**GIVEN EXERCISE**. Check every line of the data below for the string "document", and copy the ones that hold it.

**MATERIAL PROVIDED**.
— Start —
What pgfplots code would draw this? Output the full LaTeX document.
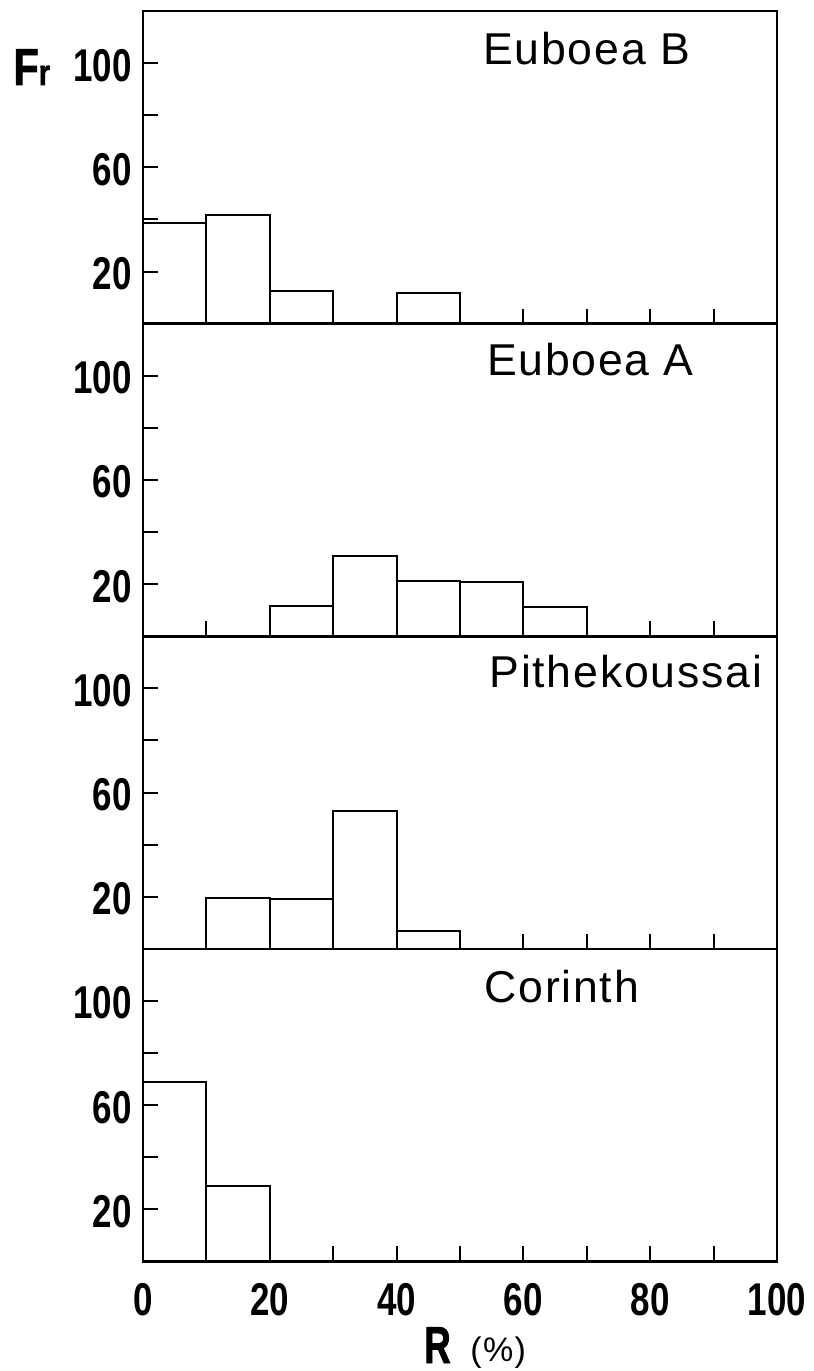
— End —
— Start —
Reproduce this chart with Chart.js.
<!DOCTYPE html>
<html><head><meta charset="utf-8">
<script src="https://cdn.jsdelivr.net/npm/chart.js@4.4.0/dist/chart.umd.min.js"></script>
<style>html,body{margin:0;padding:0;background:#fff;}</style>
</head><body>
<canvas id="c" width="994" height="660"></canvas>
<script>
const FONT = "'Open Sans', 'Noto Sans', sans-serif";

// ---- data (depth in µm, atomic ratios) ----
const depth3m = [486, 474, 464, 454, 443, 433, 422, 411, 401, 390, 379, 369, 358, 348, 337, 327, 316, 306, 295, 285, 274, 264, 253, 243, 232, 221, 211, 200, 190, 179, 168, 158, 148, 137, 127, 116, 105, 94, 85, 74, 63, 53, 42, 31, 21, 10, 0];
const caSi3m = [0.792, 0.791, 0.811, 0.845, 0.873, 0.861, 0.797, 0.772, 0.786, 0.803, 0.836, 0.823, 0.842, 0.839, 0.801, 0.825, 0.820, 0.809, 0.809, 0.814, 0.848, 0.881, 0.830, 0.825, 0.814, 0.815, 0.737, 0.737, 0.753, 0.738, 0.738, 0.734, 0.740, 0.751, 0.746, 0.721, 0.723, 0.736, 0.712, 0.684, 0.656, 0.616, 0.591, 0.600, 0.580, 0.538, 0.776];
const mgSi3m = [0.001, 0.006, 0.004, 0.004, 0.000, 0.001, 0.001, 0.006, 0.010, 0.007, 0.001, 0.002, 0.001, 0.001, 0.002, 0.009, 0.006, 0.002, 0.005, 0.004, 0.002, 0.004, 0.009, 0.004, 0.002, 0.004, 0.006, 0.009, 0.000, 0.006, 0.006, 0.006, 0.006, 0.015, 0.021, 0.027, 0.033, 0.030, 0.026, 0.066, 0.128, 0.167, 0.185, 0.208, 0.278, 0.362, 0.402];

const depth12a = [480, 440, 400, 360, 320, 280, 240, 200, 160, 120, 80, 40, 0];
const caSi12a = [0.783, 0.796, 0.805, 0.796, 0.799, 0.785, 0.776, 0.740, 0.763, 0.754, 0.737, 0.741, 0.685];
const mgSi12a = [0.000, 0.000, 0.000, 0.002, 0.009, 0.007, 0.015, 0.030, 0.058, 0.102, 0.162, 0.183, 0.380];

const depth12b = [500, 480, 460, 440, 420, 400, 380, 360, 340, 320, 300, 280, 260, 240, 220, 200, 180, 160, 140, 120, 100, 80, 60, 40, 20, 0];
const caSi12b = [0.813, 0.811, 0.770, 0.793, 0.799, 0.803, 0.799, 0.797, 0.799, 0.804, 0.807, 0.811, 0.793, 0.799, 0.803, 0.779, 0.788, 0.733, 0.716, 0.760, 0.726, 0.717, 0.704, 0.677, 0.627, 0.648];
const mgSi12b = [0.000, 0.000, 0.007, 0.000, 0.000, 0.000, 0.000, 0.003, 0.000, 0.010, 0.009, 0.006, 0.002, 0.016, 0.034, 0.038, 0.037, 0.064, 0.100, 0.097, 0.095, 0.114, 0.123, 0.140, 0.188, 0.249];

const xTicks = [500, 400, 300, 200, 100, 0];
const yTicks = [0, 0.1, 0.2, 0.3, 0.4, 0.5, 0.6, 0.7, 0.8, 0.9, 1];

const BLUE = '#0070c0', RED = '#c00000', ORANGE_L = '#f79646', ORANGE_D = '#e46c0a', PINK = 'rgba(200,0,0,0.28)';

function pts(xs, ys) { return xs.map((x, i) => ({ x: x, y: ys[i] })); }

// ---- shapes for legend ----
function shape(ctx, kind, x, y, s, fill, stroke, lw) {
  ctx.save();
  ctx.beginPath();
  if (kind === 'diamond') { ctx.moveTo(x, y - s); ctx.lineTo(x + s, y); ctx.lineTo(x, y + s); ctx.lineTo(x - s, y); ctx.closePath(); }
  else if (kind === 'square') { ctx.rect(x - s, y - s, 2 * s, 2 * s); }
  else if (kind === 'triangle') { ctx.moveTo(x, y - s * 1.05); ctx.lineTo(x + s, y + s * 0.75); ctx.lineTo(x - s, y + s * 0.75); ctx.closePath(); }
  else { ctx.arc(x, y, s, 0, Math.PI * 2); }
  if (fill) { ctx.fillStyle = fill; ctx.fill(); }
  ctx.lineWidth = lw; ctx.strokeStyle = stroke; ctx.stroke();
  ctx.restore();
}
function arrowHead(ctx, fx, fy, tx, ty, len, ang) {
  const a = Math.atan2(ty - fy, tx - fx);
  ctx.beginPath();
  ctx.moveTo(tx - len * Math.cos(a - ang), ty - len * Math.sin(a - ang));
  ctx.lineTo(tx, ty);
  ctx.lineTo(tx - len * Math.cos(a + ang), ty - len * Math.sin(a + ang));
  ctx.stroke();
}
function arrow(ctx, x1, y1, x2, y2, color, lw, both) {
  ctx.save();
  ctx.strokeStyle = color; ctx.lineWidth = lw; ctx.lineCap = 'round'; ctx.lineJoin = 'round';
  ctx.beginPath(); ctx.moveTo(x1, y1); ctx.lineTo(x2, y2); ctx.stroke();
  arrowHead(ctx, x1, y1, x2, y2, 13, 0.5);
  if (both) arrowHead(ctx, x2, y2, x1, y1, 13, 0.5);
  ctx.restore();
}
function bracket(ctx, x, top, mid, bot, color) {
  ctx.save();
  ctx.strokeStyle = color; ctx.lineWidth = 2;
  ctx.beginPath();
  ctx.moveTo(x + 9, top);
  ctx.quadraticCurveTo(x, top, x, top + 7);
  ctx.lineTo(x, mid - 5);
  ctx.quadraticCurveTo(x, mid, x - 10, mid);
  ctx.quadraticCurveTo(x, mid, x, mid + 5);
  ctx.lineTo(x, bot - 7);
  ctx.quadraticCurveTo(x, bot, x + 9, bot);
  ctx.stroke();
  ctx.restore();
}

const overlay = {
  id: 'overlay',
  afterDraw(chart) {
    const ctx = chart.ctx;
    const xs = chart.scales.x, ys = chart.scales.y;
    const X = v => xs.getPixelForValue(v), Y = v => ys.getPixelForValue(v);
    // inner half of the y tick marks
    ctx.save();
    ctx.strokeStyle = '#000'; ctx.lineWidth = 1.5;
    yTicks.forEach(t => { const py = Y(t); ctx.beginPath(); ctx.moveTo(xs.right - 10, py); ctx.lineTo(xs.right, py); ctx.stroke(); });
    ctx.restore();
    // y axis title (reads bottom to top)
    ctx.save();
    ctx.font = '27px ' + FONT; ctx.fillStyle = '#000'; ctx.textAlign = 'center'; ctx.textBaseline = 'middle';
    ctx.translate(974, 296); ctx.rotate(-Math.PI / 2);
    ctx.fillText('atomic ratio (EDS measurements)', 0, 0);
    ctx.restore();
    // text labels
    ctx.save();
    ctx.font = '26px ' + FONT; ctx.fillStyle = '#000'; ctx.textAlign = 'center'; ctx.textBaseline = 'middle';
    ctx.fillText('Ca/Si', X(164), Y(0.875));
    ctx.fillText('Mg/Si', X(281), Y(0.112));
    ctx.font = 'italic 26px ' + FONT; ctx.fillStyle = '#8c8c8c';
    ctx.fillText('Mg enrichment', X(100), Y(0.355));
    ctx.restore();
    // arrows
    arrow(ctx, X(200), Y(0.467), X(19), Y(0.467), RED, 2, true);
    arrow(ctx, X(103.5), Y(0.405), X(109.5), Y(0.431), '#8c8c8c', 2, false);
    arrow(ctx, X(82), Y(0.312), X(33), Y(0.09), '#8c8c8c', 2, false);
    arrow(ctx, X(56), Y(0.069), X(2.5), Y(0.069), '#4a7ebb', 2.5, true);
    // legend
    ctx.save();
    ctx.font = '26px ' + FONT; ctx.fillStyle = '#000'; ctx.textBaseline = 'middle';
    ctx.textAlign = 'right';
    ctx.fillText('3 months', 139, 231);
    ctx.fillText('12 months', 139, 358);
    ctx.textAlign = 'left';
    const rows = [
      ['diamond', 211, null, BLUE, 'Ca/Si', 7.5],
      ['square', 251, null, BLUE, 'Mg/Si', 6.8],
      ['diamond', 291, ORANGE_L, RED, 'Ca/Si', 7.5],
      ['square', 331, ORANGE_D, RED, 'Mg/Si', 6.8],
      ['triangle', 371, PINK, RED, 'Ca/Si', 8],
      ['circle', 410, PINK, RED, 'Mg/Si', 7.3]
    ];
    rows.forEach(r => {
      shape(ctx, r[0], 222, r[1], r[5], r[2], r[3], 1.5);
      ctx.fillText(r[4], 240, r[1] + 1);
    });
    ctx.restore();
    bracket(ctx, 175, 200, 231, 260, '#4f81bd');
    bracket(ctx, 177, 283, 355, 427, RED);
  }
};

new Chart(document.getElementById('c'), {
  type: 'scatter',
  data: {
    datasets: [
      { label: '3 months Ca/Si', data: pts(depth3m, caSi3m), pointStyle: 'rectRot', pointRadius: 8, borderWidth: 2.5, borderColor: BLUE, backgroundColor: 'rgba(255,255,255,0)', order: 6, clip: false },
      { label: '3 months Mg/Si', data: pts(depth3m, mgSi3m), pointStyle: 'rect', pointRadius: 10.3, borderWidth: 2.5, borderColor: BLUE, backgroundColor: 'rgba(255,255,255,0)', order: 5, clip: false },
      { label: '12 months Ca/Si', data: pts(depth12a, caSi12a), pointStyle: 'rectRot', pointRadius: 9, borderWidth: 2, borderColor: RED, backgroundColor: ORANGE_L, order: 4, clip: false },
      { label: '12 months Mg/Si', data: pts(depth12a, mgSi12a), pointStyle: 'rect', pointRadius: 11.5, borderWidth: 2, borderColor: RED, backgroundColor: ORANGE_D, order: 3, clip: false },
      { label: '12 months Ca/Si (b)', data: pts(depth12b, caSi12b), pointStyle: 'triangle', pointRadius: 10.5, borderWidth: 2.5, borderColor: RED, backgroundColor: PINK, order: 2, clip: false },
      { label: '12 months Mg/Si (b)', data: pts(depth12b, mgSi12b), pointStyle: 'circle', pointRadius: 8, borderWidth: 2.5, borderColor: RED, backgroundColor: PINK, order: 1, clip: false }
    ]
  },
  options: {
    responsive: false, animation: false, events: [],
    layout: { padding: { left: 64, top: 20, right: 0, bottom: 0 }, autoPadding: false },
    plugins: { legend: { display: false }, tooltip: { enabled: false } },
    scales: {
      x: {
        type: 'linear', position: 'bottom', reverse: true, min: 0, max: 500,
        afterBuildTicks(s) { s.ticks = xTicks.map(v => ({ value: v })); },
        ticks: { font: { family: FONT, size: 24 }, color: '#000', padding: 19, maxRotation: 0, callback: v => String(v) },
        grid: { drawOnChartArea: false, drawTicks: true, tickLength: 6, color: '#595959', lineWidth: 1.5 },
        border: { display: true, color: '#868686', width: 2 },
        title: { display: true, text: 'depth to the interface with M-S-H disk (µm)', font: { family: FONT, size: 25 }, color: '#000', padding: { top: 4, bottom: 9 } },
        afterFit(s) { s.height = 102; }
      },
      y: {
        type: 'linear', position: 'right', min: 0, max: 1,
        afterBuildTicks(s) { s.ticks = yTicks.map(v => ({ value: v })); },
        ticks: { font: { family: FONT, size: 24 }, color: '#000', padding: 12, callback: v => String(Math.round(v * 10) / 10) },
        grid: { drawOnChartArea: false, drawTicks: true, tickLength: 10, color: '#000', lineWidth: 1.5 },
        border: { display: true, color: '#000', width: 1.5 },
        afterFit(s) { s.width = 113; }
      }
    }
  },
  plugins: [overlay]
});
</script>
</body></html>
— End —
— Start —
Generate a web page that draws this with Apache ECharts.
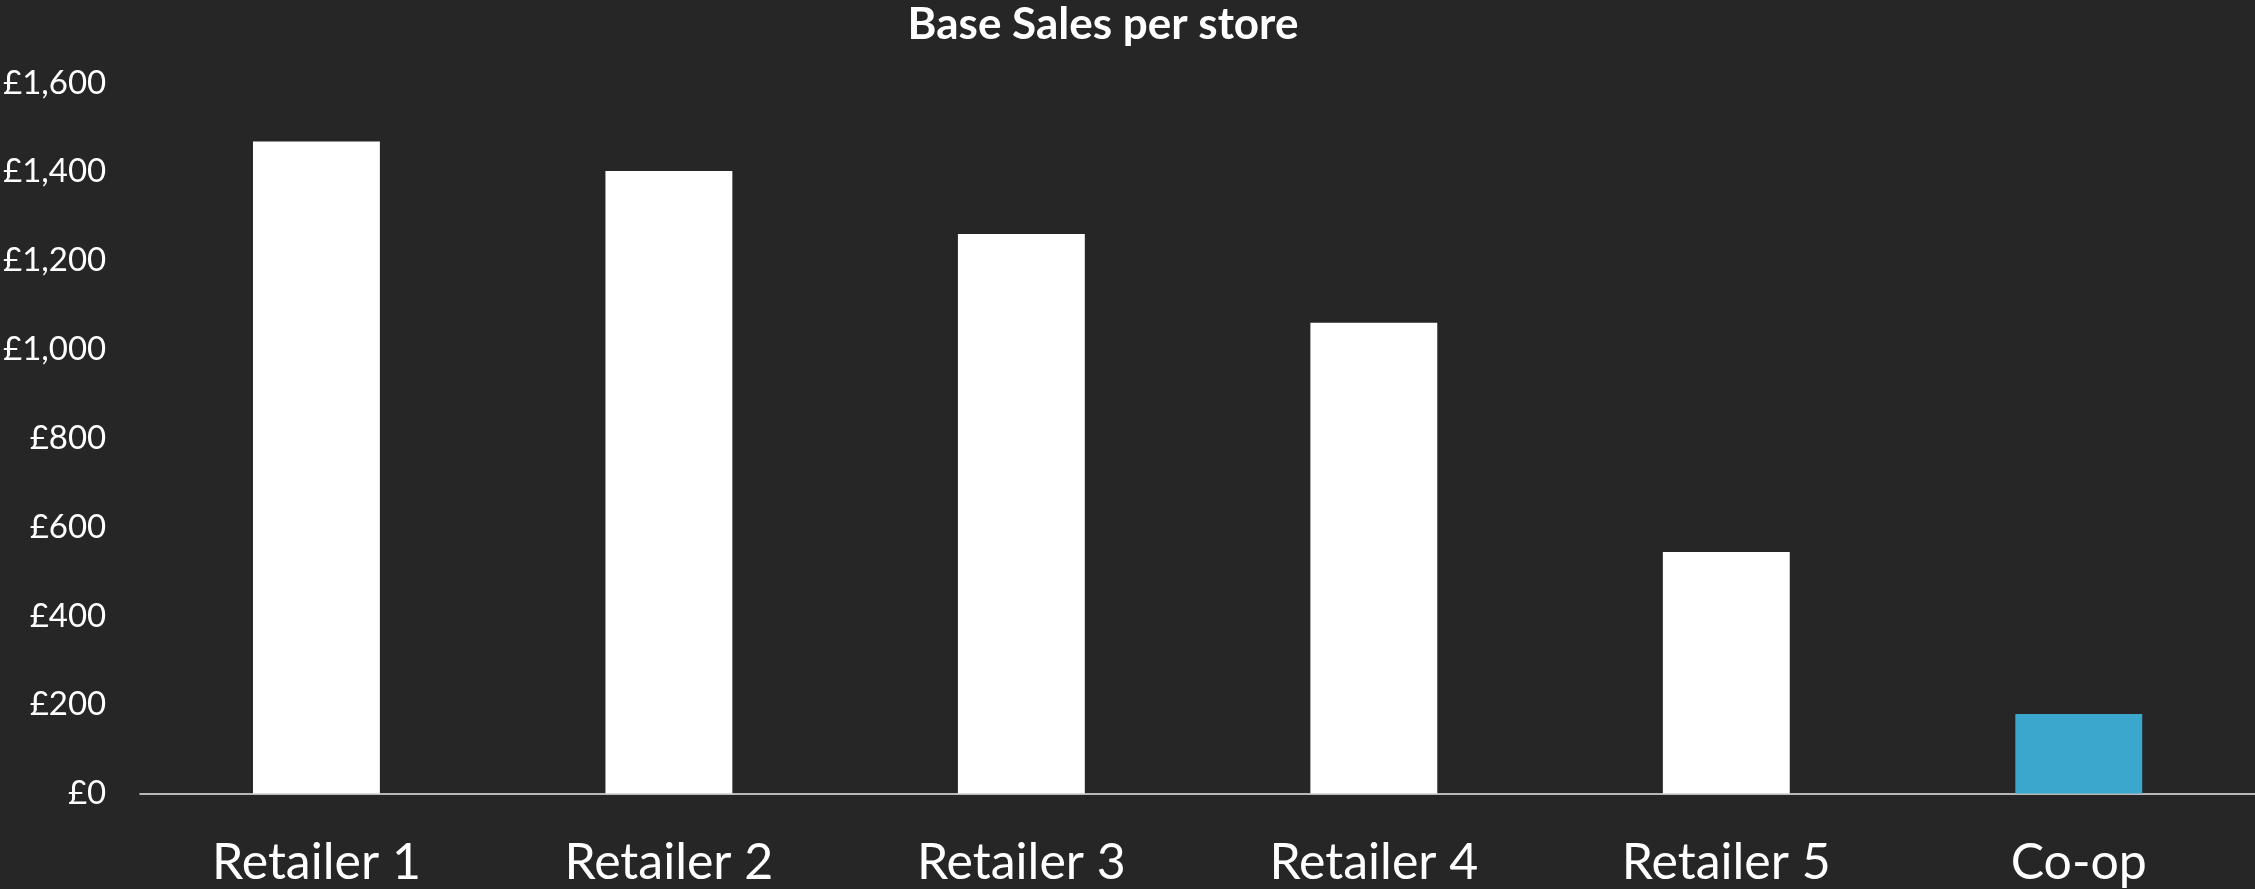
— End —
**THE OUTPUT**.
What pgfplots code would draw this? Output the full LaTeX document.
new Chart(document.getElementById('c'), {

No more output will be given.